Mr President:
Today I'd like to talk with you about stem cell research. It looks like Congress, firmly controlled by the GOP, will be sending you a bill authorizing Federal funding for stem cell research. The potential uses for stem cells, as a therapeutic agent in medical care, are still unclear. The purpose of this research is to explore this potential. It is important for you to realize that scientific knowledge, regardless of what religious advisors may tell you, is always a good thing. It is often useful to corporate interests in the pursuit of profit. Scientific advances increase the stature of America in the international community. They have even been known to aid in the national defense. Just as an aside, although I know it is not of interest to you, it may cause the sick to be cured and the lame to rise up and walk.

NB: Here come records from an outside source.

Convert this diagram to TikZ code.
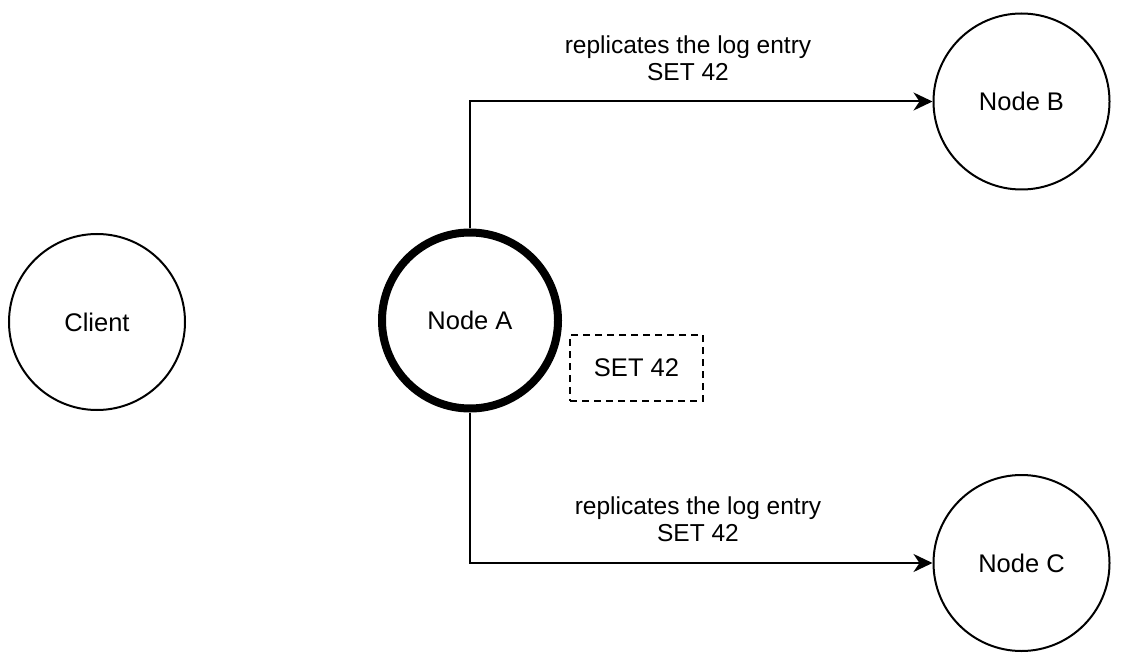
\documentclass[tikz,border=0pt]{standalone}
\usepackage{fontspec}
\setmainfont{Liberation Sans}
\usetikzlibrary{arrows.meta}
\begin{document}
\begin{tikzpicture}[x=1pt,y=-1pt,
  every node/.style={font=\fontsize{25.5}{27}\selectfont},
  circ/.style={draw,circle,line width=2pt,minimum size=176pt,inner sep=0pt},
  thickcirc/.style={draw,circle,line width=8pt,minimum size=176pt,inner sep=0pt},
  logbox/.style={draw,dashed,dash pattern=on 7pt off 5pt,line width=1.8pt,minimum width=133pt,minimum height=66pt,inner sep=0pt},
  arr/.style={line width=2pt,-{Stealth[length=19pt,width=18pt,inset=6pt]}},
  lbl/.style={align=center,inner sep=0pt,font=\fontsize{24.5}{27}\selectfont}]
\useasboundingbox (0,0) rectangle (1134,668);
\node[circ] (client) at (97,322) {Client};
\node[thickcirc] (a) at (470,320.5) {Node A};
\node[circ] (b) at (1021.5,101.5) {Node B};
\node[circ] (c) at (1021.5,563) {Node C};
\node[logbox] (log) at (636.5,368) {SET 42};
\draw[arr] (a.north) |- (b.west);
\draw[arr] (a.south) |- (c.west);
\node[lbl] (lb) at (688,58) {replicates the log entry\\SET 42};
\node[lbl] (lc) at (698,519) {replicates the log entry\\SET 42};
\end{tikzpicture}
\end{document}
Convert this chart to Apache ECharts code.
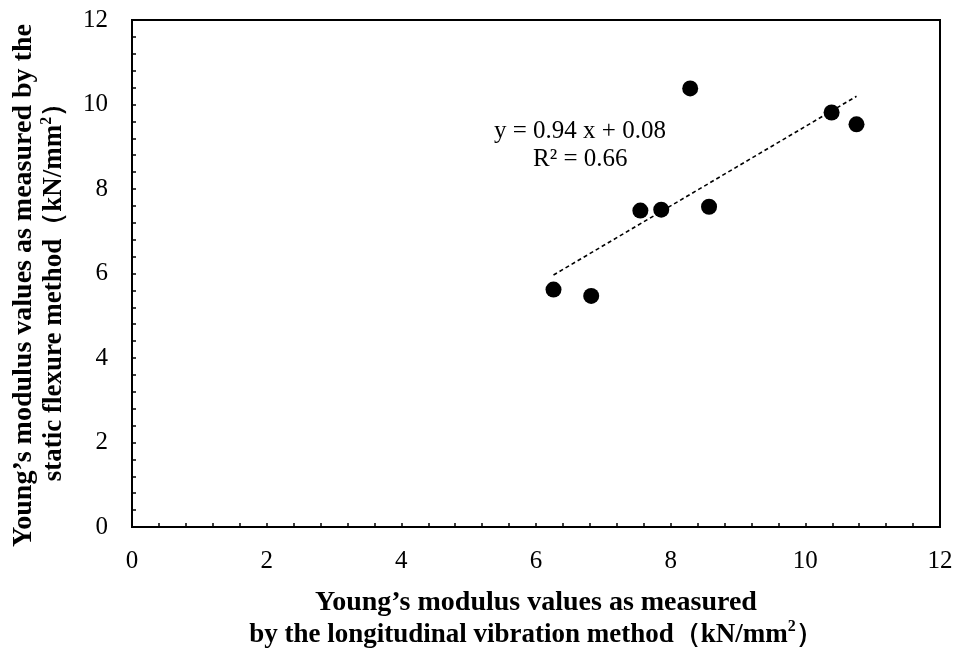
<!DOCTYPE html>
<html>
<head>
<meta charset="utf-8">
<script src="https://cdn.jsdelivr.net/npm/echarts@6/dist/echarts.min.js"></script>
<style>html,body{margin:0;padding:0;background:#fff;}#c{width:955px;height:650px;}</style>
</head>
<body>
<div id="c"></div>
<script>
// Data
var xValues = [6.26, 6.82, 7.55, 7.86, 8.57, 8.29, 10.39, 10.76];
var yValues = [5.62, 5.47, 7.49, 7.51, 7.58, 10.38, 9.81, 9.53];
var trendSlope = 0.94;
var trendIntercept = 0.08;
var equationText = 'y = 0.94 x + 0.08';
var r2Text = 'R² = 0.66';
var xTitleLines = ['Young\u2019s modulus values as measured', 'by the longitudinal vibration method\uFF08kN/mm', '2', '\uFF09'];
var yTitleLines = ['Young\u2019s modulus values as measured by the', 'static flexure method\uFF08kN/mm', '2', '\uFF09'];

var points = xValues.map(function (x, i) { return [x, yValues[i]]; });
var xMin = Math.min.apply(null, xValues), xMax = Math.max.apply(null, xValues);
var trend = [[xMin, trendSlope * xMin + trendIntercept], [xMax, trendSlope * xMax + trendIntercept]];

var serif = '"Liberation Serif", "Times New Roman", serif';
var chart = echarts.init(document.getElementById('c'));

function titleText(l) {
  return '{a|' + l[0] + '}\n{b|' + l[1] + '}{s|' + l[2] + '}{b|' + l[3] + '}';
}

function axisCommon(lines, gap, s1, s2, lh, pad) {
  var base = { fontFamily: serif, fontWeight: 'bold', color: '#000', lineHeight: lh };
  return {
    type: 'value', min: 0, max: 12, interval: 2,
    name: titleText(lines), nameLocation: 'middle', nameGap: gap, nameMoveOverlap: false,
    nameTextStyle: {
      fontFamily: serif, fontWeight: 'bold', fontSize: s1, color: '#000', lineHeight: lh,
      padding: pad,
      rich: {
        a: Object.assign({ fontSize: s1 }, base),
        b: Object.assign({ fontSize: s2 }, base),
        s: Object.assign({ fontSize: 16, verticalAlign: 'top', padding: [0, 0, 12, 0] }, base)
      }
    },
    axisLine: { show: true, lineStyle: { color: '#000', width: 2 } },
    axisTick: { show: true, inside: true, length: 4, lineStyle: { color: '#000', width: 1.5 } },
    minorTick: { show: true, splitNumber: 5, length: 4, lineStyle: { color: '#000', width: 1.5 } },
    axisLabel: { fontFamily: serif, fontSize: 25, color: '#000', margin: 22 },
    splitLine: { show: false }
  };
}

var xAxis = axisCommon(xTitleLines, 59, 28, 27, 33, 0);
var yAxis = axisCommon(yTitleLines, 62, 28, 27, 31, [0, 24, 0, 0]);
yAxis.axisLabel.margin = 24;

chart.setOption({
  animation: false,
  backgroundColor: '#fff',
  grid: { left: 132, right: 15, top: 20, bottom: 123, show: true, borderColor: '#000', borderWidth: 2, outerBoundsMode: 'none', containLabel: false },
  xAxis: xAxis,
  yAxis: yAxis,
  series: [
    {
      type: 'line', data: trend, symbol: 'none',
      lineStyle: { color: '#000', width: 1.6, type: [4, 3] }, z: 2
    },
    {
      type: 'scatter', data: points, symbol: 'circle', symbolSize: 16,
      itemStyle: { color: '#000', opacity: 1 }, z: 3
    }
  ],
  graphic: [
    { type: 'text', left: 494, top: 119, style: { text: equationText, font: '25px ' + serif, fill: '#000' } },
    { type: 'text', left: 533, top: 147, style: { text: r2Text, font: '25px ' + serif, fill: '#000' } }
  ]
});
</script>
</body>
</html>
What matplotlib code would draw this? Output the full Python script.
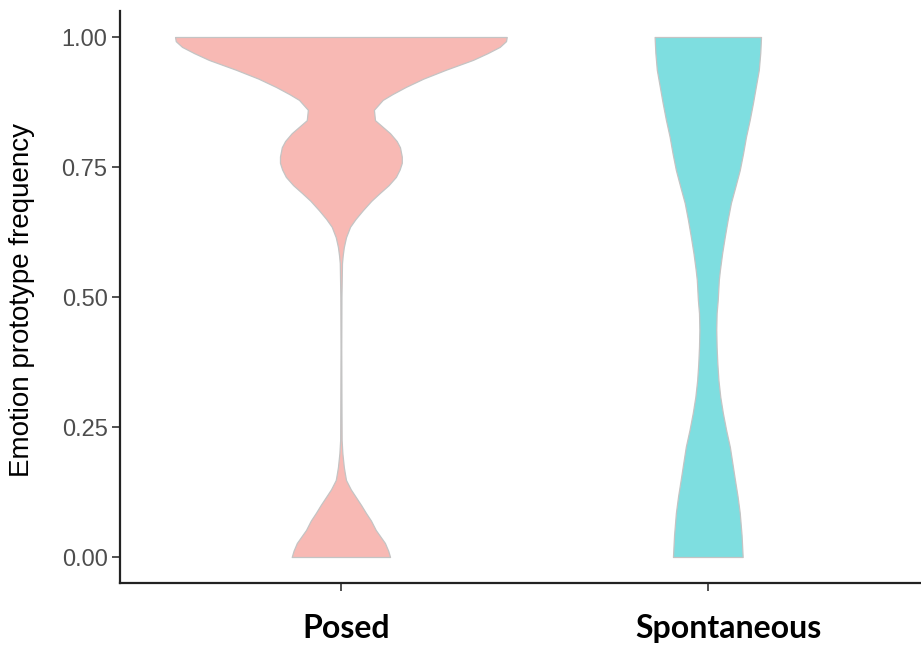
import matplotlib
matplotlib.use("Agg")
import matplotlib.pyplot as plt
from matplotlib.transforms import ScaledTranslation

# categories and colours
groups = ["Posed", "Spontaneous"]
fills = ["#F8B9B4", "#7EDEE0"]

# violin outlines: value level and half-width (in category units)
posed_y = [1.000, 0.992, 0.981, 0.969, 0.956, 0.937, 0.920, 0.904, 0.890, 0.879, 0.860,
           0.840, 0.815, 0.800, 0.788, 0.770, 0.758, 0.745, 0.731, 0.715, 0.700, 0.685,
           0.667, 0.650, 0.635, 0.615, 0.596, 0.580, 0.565, 0.500, 0.400, 0.300, 0.225,
           0.200, 0.173, 0.160, 0.148, 0.130, 0.115, 0.100, 0.085, 0.070, 0.052, 0.040,
           0.027, 0.012, 0.000]
posed_w = [0.452, 0.450, 0.433, 0.400, 0.360, 0.286, 0.225, 0.177, 0.140, 0.114, 0.090,
           0.093, 0.134, 0.152, 0.161, 0.166, 0.166, 0.160, 0.150, 0.130, 0.106, 0.083,
           0.060, 0.040, 0.025, 0.014, 0.008, 0.005, 0.003, 0.0015, 0.001, 0.0015, 0.002,
           0.004, 0.008, 0.011, 0.014, 0.027, 0.041, 0.055, 0.068, 0.082, 0.095, 0.107,
           0.120, 0.129, 0.134]

spont_y = [1.000, 0.970, 0.937, 0.905, 0.873, 0.840, 0.808, 0.776, 0.744, 0.712, 0.681,
           0.648, 0.615, 0.584, 0.552, 0.533, 0.494, 0.469, 0.437, 0.404, 0.372, 0.340,
           0.308, 0.277, 0.244, 0.212, 0.180, 0.148, 0.117, 0.085, 0.042, 0.000]
spont_w = [0.145, 0.143, 0.139, 0.131, 0.123, 0.114, 0.104, 0.096, 0.087, 0.075, 0.063,
           0.054, 0.046, 0.039, 0.033, 0.030, 0.027, 0.024, 0.023, 0.024, 0.026, 0.029,
           0.034, 0.041, 0.050, 0.060, 0.067, 0.074, 0.081, 0.087, 0.092, 0.095]

yticks = [0.00, 0.25, 0.50, 0.75, 1.00]

fig = plt.figure(figsize=(9.21, 6.5), dpi=100)
ax = fig.add_axes([120 / 921, 67 / 650, 801 / 921, 572 / 650])

profiles = [(posed_y, posed_w), (spont_y, spont_w)]
for i, (ys, ws) in enumerate(profiles):
    xc = i + 1
    left = [xc - w for w in ws]
    right = [xc + w for w in ws]
    ax.fill_betweenx(ys, left, right, facecolor=fills[i], edgecolor="#C4C4C4",
                     linewidth=0.9, zorder=2)

ax.set_xlim(0.398, 2.581)
ax.set_ylim(-0.05, 1.05)

ax.set_yticks(yticks)
ax.set_yticklabels(["%.2f" % v for v in yticks], fontfamily="Liberation Sans",
                   fontsize=17, color="#4D4D4D")
ax.set_xticks([1, 2])
ax.set_xticklabels(groups, fontfamily="Lato", fontweight="bold", fontsize=23, color="black")
ax.tick_params(axis="y", length=6, width=1.2, color="#333333", pad=3)
ax.tick_params(axis="x", length=6, width=1.2, color="#333333", pad=16)

# the category labels sit a little to the right of their ticks in the original
for lab, dx in zip(ax.get_xticklabels(), [5, 21]):
    lab.set_transform(lab.get_transform() + ScaledTranslation(dx / 100, 0, fig.dpi_scale_trans))

fig.text(22 / 921, 1 - 300 / 650, "Emotion prototype frequency", rotation=90,
         ha="center", va="center", fontfamily="Liberation Sans", fontsize=20)

for s in ["top", "right"]:
    ax.spines[s].set_visible(False)
for s in ["left", "bottom"]:
    ax.spines[s].set_linewidth(1.6)
    ax.spines[s].set_color("#222222")

fig.savefig("out.png", dpi=100)
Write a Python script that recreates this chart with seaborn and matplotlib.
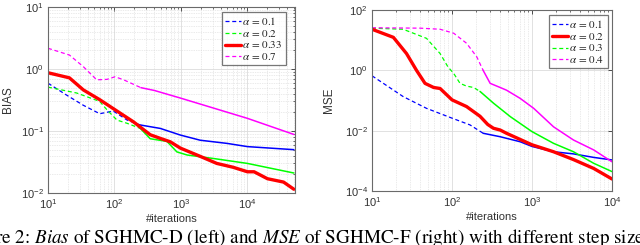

Unfortunately, this activity would involve the destruction of large numbers of fertilized human eggs. This is in conflict with your strict moral belief, to foster a "Culture of Life". Your strongest supporter in Congress on this issue, Ricky " If She Floats She's a Witch" Santorum, correctly points out that evil, secular humanist scientists, given free reign, will soon set up " Fetus Farms", and who knows what other abominations, to torture these incipient souls. These fertilized eggs, byproduct of clinics striving to provide affluent barren couples with an alternative to adopting a child, who might be, "Not Like Us", are currently disposed of in the time honored, traditional manner, flushing them down the toilet. Oh, what's a poor, developmentally disabled president to do!
If I might be so bold as to offer a suggestion. Take the moral high road. No matter which way you look at it, these eggs are toast. These little guys are never going to get the chance to tear around Midland on Saturday night in a '63 Apache pickup, or get lucky with Peggy Sue after the Prom, but we can do the best we can for them while they're here. After these embryos are thawed out, they're going to have to undergo a maturational process. That's going to involve a liquid medium and that's the answer to your dilemma, Zygotic Babtism!
As the eggs get dumped into the vat down at the fetus factory, and their little cells begin to replicate, an ordained representative of James "Galileo Was Wrong" Dobson's Focus on the Family organization can be there to help them to accept Jesus as their Lord and Savior. They will then be able to enter into the Kingdom of Heaven with their little undifferentiated cell masses held up high. I know what you're thinking. Dr. Jim isn't going to go along with this. Wrong again, Bonzo. After you point out to him, that as his parishoners, these little zygotic lambs will be allowed to contribute 10% of the gross profits derived from stem cell research as tithes to his Swiss Children's Ministry, you won't be able to hold him back. Who says religion and science can't work together.
I've got to tell you that I'm very excited about the potential benefits of stem cell research and so should you be. It's possible that one day soon Dick Cheney could get a new heart, you could get a new brain, and they could grow poor Karl Rove a spine. Maybe then, you could all skip on down the yellow brick road to the city on the hill, the Emerald City, green with envy and green with cash.
I hope I've helped you work through the difficult decision of whether or not to sign the stem cell research bill, I know you always try to do the right thing. I know that brain thing makes it hard. You should listen to Laura more, and try to cut down on the booze, it's not a good example for Jenna.
Thanks for taking the time to read this. Bye for now.